For first-generation college student Nick Newlin, Carolina was always his dream school. Now, the dream has come true.

Nick Newlin portrait
Nick Newlin stands for a portrait on campus (Jon Gardiner/UNC-Chapel Hill)

Nick Newlin, a native of the small unincorporated community of Snow Camp, North Carolina, in southern Alamance County about 30 minutes from Chapel Hill, grew up coming to Carolina’s campus with his parents, who often worked in the area.

Now, Newlin ’22 is fulfilling a lifelong goal of becoming a Tar Heel.

“It’s my dream school,” said Newlin, who plans on studying business. “It’s always been my dream school.”

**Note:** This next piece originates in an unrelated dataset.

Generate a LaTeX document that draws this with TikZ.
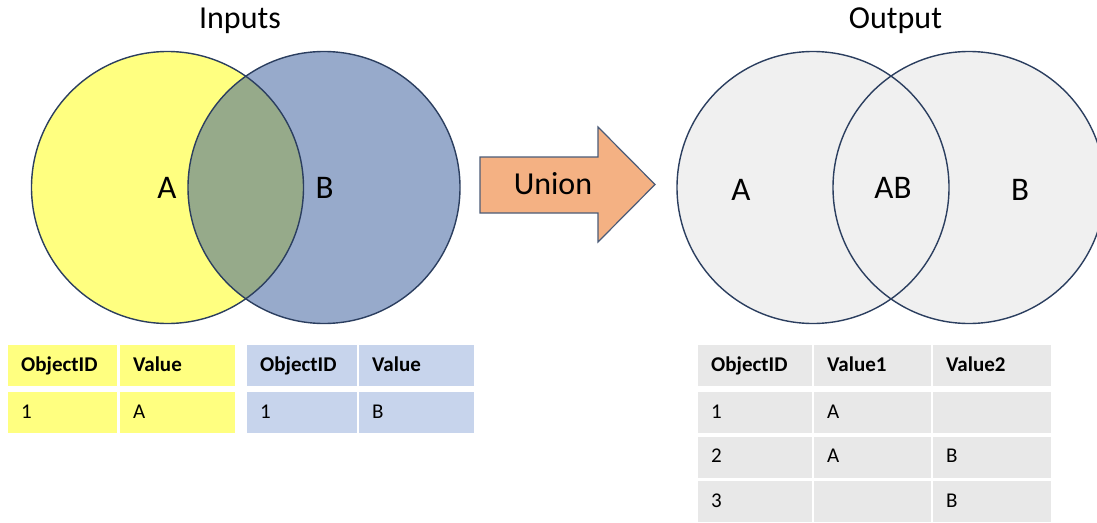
\documentclass[tikz,border=0pt]{standalone}
\usepackage{fontspec}
\setmainfont{Carlito}
\usepackage{tikz}
\usetikzlibrary{positioning}

\definecolor{setyellow}{HTML}{FFFF80}
\definecolor{setblue}{HTML}{97AACB}
\definecolor{setboth}{HTML}{96AA8A}
\definecolor{outgrey}{HTML}{F0F0F0}
\definecolor{rimblue}{HTML}{2B3E5F}
\definecolor{arrowfill}{HTML}{F4B183}
\definecolor{rowyellow}{HTML}{FFFF80}
\definecolor{rowblue}{HTML}{C7D4EC}
\definecolor{rowgrey}{HTML}{E8E8E8}

\begin{document}
\begin{tikzpicture}[x=1pt, y=-1pt,
    title node/.style={font=\fontsize{32}{38}\selectfont, anchor=base},
    set label/.style={font=\fontsize{33}{40}\selectfont, anchor=base},
    rim/.style={draw=rimblue, line width=1.4pt},
    cell/.style={anchor=north west, inner xsep=13pt, inner ysep=0pt,
                 minimum height=41pt, text height=15pt, text depth=4pt,
                 text width=#1, align=left, font=\fontsize{21}{25}\selectfont},
    head/.style={cell=#1, font=\fontsize{21}{25}\selectfont\bfseries}]

  \useasboundingbox (0,0) rectangle (1097,522);

  % inputs
  \node[title node] (inputs) at (240,28) {Inputs};
  \coordinate (ca) at (167.5,187.5);
  \coordinate (cb) at (324,187.5);
  \fill[setyellow] (ca) circle (136pt);
  \fill[setblue] (cb) circle (136pt);
  \begin{scope}
    \clip (ca) circle (136pt);
    \fill[setboth] (cb) circle (136pt);
  \end{scope}
  \draw[rim] (ca) circle (136pt);
  \draw[rim] (cb) circle (136pt);
  \node[set label] (la) at (167,198) {A};
  \node[set label] (lb) at (324.5,198) {B};

  % union arrow
  \draw[draw=rimblue!85, line width=1.2pt, fill=arrowfill, line join=miter]
    (480,157) -- (598,157) -- (598,127) -- (655,184.5) -- (598,242)
    -- (598,213) -- (480,213) -- cycle;
  \node[title node] (union) at (553,194) {Union};

  % output
  \node[title node] (output) at (895.5,28) {Output};
  \coordinate (oa) at (813,187.5);
  \coordinate (ob) at (969,187.5);
  \fill[outgrey] (oa) circle (136pt);
  \fill[outgrey] (ob) circle (136pt);
  \draw[rim] (oa) circle (136pt);
  \draw[rim] (ob) circle (136pt);
  \node[set label] (oA) at (741,200) {A};
  \node[set label] (oAB) at (893,198) {AB};
  \node[set label] (oB) at (1020,200) {B};

  % table A
  \node[head=83pt, fill=rowyellow] (y11) at (8,345) {ObjectID};
  \node[head=89pt, fill=rowyellow] (y12) at (120,345) {Value};
  \node[cell=83pt, fill=rowyellow] (y21) at (8,392) {1};
  \node[cell=89pt, fill=rowyellow] (y22) at (120,392) {A};

  % table B
  \node[head=84pt, fill=rowblue] (b11) at (247,345) {ObjectID};
  \node[head=89pt, fill=rowblue] (b12) at (359,345) {Value};
  \node[cell=84pt, fill=rowblue] (b21) at (247,392) {1};
  \node[cell=89pt, fill=rowblue] (b22) at (359,392) {B};

  % table union
  \node[head=88pt, fill=rowgrey] (g11) at (698,345) {ObjectID};
  \node[head=91pt, fill=rowgrey] (g12) at (814,345) {Value1};
  \node[head=92pt, fill=rowgrey] (g13) at (933,345) {Value2};
  \node[cell=88pt, fill=rowgrey] (g21) at (698,392) {1};
  \node[cell=91pt, fill=rowgrey] (g22) at (814,392) {A};
  \node[cell=92pt, fill=rowgrey] (g23) at (933,392) {};
  \node[cell=88pt, fill=rowgrey] (g31) at (698,436.5) {2};
  \node[cell=91pt, fill=rowgrey] (g32) at (814,436.5) {A};
  \node[cell=92pt, fill=rowgrey] (g33) at (933,436.5) {B};
  \node[cell=88pt, fill=rowgrey] (g41) at (698,481) {3};
  \node[cell=91pt, fill=rowgrey] (g42) at (814,481) {};
  \node[cell=92pt, fill=rowgrey] (g43) at (933,481) {B};
\end{tikzpicture}
\end{document}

As the first member of his family to attend college, he comes to Carolina with the mission of making good on the investment his parents and mentors have given him and with a focus on helping others.

“I not only want to make [my parents] proud, but I also want to have the best kind of future that I can have because they’ve given a lot for me,” he said.

Breaking out of his shell

One of those mentors who invested a lot in Newell is Keith Jones, an agricultural teacher and advisor of the FFA chapter at Newlin’s Southern Alamance High School. Jones encouraged Newlin — a hesitant and quiet kid who was prone to sit off by himself — to join the FFA, a career and technical organization that promotes and supports agricultural education for middle school and high school students.

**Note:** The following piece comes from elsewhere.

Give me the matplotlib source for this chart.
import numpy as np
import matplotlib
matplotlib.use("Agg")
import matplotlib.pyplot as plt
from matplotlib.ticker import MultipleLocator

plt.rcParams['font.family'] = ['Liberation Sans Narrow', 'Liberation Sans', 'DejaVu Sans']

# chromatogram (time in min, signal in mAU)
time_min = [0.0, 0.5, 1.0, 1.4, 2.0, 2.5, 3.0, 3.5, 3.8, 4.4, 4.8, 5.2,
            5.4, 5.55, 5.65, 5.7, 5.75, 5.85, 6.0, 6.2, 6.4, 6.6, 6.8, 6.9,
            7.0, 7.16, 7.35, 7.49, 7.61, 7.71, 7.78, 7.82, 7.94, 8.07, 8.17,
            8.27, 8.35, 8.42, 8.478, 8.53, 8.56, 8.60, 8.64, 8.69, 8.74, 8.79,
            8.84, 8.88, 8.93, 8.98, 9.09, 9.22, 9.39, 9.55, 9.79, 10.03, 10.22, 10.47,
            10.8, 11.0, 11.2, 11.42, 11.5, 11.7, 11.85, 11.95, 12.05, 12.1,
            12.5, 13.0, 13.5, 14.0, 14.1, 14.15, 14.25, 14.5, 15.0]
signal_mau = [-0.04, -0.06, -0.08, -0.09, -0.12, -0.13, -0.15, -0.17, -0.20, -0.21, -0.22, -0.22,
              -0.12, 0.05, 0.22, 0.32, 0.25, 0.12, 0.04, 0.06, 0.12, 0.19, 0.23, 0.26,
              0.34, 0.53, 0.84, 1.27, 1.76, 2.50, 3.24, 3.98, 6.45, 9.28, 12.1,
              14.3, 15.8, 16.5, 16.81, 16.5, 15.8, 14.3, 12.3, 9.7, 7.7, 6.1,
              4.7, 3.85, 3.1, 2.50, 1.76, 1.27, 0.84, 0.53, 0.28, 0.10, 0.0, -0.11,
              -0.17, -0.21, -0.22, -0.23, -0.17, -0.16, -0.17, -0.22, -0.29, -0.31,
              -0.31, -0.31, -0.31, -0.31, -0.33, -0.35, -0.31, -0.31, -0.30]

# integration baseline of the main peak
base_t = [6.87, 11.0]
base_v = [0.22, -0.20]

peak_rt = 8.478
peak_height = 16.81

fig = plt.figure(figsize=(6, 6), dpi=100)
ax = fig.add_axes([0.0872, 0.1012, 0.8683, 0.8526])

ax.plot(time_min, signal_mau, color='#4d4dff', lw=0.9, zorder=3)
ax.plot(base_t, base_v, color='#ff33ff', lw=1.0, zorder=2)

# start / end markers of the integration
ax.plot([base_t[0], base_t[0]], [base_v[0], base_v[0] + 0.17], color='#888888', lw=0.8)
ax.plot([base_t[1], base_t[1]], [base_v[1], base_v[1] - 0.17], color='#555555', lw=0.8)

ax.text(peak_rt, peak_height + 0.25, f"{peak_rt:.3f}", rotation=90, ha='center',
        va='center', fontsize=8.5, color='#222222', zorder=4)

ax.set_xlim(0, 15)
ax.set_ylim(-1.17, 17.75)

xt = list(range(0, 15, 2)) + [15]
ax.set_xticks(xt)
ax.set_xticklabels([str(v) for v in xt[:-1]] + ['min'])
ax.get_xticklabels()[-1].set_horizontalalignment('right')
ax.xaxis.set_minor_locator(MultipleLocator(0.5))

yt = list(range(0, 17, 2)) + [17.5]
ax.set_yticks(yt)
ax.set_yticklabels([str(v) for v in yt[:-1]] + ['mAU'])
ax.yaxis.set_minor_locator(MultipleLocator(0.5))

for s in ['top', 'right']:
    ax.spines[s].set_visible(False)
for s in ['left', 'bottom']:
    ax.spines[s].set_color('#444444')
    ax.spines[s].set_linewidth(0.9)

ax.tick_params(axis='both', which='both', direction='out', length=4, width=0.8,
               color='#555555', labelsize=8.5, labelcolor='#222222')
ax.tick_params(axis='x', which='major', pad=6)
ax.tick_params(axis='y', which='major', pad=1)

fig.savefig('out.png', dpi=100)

The FFA taught him the technical skills in agriculture that helped Newlin and his school finish second in a competition at the FFA’s national convention in Indianapolis in 2017. Newlin will also help the team compete again in October.

But he also learned critical leadership and communications skills.

“It absolutely brought me out of my shell,” Newlin said.

Newlin saw how the officers held themselves and how their peers respected them. He wanted to be like them. In his junior and senior years, he became an officer and served as the club’s sentinel.

Stationed by the door for each meeting, he would say, “Through these doors pass many friends of the FFA. It is my duty to see that the door is open to our friends at all times and that they are welcome.”

True to the words he spoke, Newell would always talk to anyone and everyone he could — essentially serving as host of the meetings. He wanted to reach out to people and help them.

“I felt the need to help people, whether they were like me in my situation and help them become more confident, or to just do any good that I honestly could,” Newlin said.

As a first-year student, Newlin said he wanted to continue reaching out to and helping people — like those who helped him. When he graduates, he hopes he can look back on his year’s at Carolina and say that he had an impact on at least one person.

“Maybe I can’t leave a mark on the whole University,” Newlin said, “but I really hope that I can say that I’ve done something impactful in someone’s life.”